Records with drawing code
++++++++++++++++++++

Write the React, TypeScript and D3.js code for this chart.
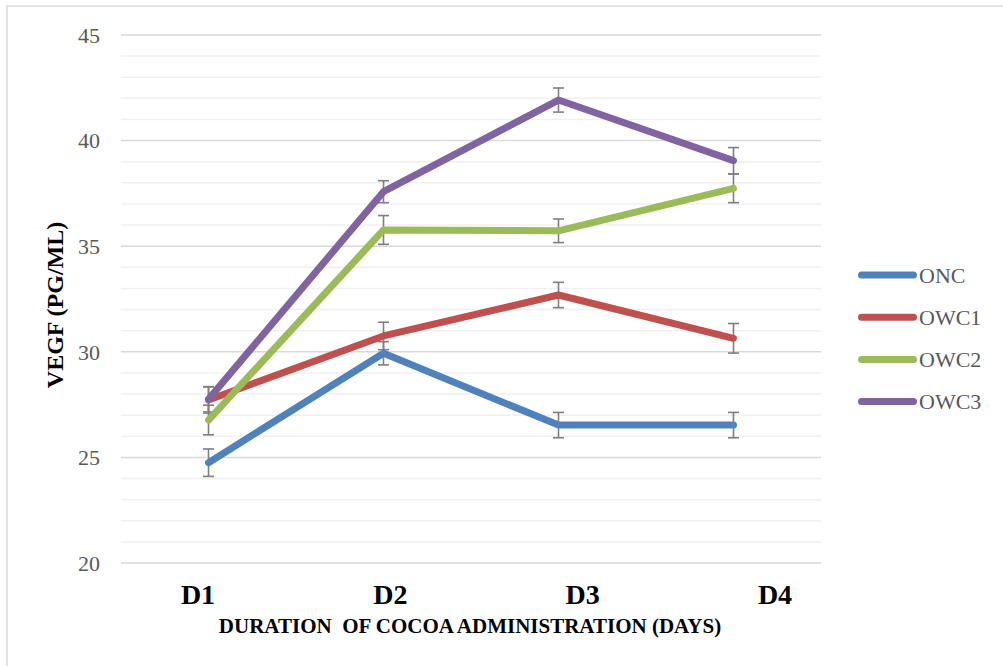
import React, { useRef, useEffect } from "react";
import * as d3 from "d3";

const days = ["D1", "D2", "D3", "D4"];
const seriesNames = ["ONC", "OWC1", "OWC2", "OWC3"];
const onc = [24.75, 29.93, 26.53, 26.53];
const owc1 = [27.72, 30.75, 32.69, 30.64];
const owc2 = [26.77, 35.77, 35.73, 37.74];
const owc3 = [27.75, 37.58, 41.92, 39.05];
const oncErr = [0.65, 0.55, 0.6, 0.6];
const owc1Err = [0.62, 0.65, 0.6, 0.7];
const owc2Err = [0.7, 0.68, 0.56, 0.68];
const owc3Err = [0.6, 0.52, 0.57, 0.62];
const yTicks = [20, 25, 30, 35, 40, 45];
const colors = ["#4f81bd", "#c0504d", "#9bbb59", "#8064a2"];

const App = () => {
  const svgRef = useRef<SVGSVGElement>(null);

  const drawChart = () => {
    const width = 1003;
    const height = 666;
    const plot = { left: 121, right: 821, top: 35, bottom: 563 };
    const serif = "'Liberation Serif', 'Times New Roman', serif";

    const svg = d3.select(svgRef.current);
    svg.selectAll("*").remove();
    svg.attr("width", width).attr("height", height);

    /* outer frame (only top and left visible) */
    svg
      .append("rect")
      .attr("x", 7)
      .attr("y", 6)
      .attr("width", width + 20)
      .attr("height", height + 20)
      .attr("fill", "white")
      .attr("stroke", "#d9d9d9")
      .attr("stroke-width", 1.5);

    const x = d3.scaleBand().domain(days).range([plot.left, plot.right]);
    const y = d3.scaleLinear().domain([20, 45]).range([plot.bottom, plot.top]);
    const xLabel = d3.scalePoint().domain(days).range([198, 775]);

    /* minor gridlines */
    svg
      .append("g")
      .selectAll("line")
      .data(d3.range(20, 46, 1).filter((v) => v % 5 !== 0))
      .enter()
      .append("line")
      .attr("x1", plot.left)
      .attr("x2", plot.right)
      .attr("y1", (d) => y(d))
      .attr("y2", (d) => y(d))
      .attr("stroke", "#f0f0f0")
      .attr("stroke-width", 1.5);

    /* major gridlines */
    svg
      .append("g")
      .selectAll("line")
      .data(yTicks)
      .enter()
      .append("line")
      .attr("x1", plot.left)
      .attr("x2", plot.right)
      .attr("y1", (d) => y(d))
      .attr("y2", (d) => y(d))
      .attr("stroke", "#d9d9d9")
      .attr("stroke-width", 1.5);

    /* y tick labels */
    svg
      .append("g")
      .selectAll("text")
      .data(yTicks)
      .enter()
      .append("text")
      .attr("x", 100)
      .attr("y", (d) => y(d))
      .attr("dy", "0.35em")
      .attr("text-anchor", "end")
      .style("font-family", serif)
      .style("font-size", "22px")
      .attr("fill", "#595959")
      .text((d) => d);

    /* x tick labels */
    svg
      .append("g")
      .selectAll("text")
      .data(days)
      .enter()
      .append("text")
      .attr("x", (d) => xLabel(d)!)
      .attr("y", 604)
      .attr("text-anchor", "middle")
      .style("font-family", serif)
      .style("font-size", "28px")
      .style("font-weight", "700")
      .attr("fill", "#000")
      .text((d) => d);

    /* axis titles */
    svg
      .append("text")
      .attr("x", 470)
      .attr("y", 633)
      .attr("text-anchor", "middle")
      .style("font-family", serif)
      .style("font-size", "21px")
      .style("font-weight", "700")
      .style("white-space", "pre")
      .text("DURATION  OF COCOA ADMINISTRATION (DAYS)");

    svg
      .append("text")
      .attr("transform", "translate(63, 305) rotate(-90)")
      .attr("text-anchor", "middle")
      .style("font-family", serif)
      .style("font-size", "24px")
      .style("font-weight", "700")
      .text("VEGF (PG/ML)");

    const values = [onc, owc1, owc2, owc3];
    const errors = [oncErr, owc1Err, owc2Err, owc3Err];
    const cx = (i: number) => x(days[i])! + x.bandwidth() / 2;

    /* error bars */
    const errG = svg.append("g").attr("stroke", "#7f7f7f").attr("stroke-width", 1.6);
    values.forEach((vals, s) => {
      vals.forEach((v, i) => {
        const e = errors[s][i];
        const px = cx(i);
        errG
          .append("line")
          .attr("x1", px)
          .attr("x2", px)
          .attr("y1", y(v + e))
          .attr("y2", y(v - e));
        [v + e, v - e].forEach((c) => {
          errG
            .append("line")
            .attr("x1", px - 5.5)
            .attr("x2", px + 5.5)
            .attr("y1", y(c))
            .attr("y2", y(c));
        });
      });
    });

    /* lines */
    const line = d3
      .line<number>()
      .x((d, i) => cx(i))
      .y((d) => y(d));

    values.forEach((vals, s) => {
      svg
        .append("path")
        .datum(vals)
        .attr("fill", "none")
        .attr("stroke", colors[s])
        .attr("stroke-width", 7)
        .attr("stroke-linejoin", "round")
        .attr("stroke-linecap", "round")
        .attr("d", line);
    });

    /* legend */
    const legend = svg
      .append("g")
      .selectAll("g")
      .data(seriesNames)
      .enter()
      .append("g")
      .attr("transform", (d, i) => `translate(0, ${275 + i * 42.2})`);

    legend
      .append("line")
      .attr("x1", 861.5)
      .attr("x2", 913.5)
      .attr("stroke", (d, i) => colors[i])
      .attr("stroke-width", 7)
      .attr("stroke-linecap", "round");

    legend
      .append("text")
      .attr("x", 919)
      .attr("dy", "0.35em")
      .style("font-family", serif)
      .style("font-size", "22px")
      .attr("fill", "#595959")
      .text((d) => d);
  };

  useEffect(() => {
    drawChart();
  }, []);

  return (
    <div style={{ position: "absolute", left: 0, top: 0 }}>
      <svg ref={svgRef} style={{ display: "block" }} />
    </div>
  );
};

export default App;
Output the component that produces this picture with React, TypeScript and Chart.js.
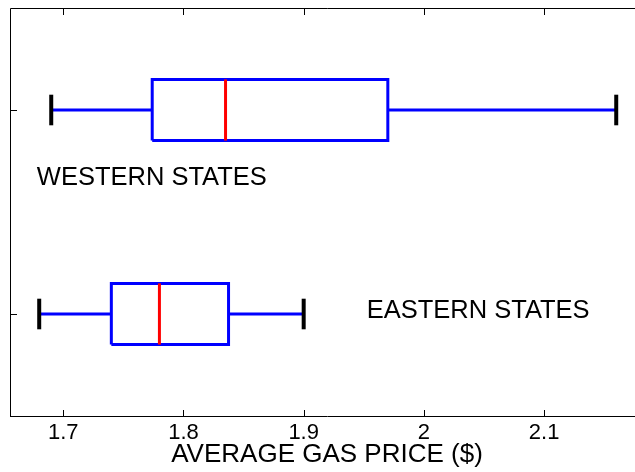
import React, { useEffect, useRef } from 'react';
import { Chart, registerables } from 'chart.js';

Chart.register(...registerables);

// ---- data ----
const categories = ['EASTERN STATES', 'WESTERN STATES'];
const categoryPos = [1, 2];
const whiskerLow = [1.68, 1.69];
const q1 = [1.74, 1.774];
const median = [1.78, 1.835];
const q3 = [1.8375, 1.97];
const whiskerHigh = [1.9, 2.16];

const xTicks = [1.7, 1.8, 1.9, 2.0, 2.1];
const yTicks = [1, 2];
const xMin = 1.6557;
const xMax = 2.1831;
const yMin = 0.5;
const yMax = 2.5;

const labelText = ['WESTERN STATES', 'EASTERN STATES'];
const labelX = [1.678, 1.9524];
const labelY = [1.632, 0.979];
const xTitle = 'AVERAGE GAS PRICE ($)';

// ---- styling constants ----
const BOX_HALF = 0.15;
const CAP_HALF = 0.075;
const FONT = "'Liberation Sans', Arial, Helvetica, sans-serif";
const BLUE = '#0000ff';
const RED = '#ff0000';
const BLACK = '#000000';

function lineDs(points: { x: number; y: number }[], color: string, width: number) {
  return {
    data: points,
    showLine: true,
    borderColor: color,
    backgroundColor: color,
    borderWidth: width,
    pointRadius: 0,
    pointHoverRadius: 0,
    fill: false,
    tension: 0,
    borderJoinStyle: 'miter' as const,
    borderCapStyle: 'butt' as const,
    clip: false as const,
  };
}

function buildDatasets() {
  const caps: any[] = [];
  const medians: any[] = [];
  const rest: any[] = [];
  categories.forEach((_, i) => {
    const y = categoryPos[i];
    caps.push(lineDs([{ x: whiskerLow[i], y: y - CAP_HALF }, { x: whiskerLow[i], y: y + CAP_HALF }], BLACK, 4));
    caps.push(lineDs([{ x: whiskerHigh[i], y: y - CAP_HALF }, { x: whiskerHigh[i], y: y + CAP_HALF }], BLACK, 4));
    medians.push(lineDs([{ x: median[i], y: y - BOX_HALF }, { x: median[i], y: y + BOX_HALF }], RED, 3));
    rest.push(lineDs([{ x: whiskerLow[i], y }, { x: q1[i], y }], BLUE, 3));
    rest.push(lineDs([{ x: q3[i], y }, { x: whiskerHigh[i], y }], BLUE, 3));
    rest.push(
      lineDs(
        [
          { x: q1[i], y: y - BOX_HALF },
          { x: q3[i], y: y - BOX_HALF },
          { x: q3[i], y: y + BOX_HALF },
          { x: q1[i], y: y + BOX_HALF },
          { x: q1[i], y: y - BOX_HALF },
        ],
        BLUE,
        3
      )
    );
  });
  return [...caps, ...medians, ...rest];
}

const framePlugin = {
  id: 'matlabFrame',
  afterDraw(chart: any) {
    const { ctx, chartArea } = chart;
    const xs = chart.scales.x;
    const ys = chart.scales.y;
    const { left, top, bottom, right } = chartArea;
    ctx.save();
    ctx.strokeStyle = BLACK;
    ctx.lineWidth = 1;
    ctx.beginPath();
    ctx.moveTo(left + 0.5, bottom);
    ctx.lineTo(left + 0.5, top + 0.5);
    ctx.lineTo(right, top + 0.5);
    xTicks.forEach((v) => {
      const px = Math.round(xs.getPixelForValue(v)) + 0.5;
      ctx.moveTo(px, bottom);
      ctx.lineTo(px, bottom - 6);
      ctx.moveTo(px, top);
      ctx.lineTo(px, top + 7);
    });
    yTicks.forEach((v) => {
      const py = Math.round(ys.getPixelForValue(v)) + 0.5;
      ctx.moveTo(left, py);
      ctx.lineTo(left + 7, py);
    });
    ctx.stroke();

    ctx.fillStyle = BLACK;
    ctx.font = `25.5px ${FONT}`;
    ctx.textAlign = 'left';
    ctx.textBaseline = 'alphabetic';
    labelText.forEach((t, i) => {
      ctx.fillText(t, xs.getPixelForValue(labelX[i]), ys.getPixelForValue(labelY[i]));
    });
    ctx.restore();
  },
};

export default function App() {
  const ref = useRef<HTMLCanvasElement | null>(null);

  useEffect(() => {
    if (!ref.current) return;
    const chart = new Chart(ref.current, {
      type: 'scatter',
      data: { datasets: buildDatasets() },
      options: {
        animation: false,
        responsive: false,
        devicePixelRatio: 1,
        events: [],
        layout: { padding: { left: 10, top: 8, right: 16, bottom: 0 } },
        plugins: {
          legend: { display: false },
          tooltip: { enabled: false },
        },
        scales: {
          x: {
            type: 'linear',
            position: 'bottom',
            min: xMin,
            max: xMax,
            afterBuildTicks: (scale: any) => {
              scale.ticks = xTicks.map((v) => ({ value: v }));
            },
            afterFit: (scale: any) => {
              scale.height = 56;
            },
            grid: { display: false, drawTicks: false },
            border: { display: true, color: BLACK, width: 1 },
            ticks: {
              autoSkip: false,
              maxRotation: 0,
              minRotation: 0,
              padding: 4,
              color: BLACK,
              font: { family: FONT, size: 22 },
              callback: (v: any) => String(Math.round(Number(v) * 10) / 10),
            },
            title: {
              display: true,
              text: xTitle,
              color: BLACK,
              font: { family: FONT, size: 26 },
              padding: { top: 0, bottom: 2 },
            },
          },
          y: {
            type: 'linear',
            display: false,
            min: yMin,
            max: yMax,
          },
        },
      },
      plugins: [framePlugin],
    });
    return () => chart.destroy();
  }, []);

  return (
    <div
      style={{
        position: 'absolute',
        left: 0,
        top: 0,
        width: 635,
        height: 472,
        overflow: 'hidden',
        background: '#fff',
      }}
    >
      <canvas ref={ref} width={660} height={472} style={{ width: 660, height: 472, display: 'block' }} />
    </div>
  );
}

++++++++++++++++++++

**What is asked**
Restate word for word every line from the top of the entries above to the line with "import * as", inclusive, and skip any pictures.

**Exercise response**
Write the React, TypeScript and D3.js code for this chart.
import React, { useRef, useEffect } from "react";
import * as d3 from "d3";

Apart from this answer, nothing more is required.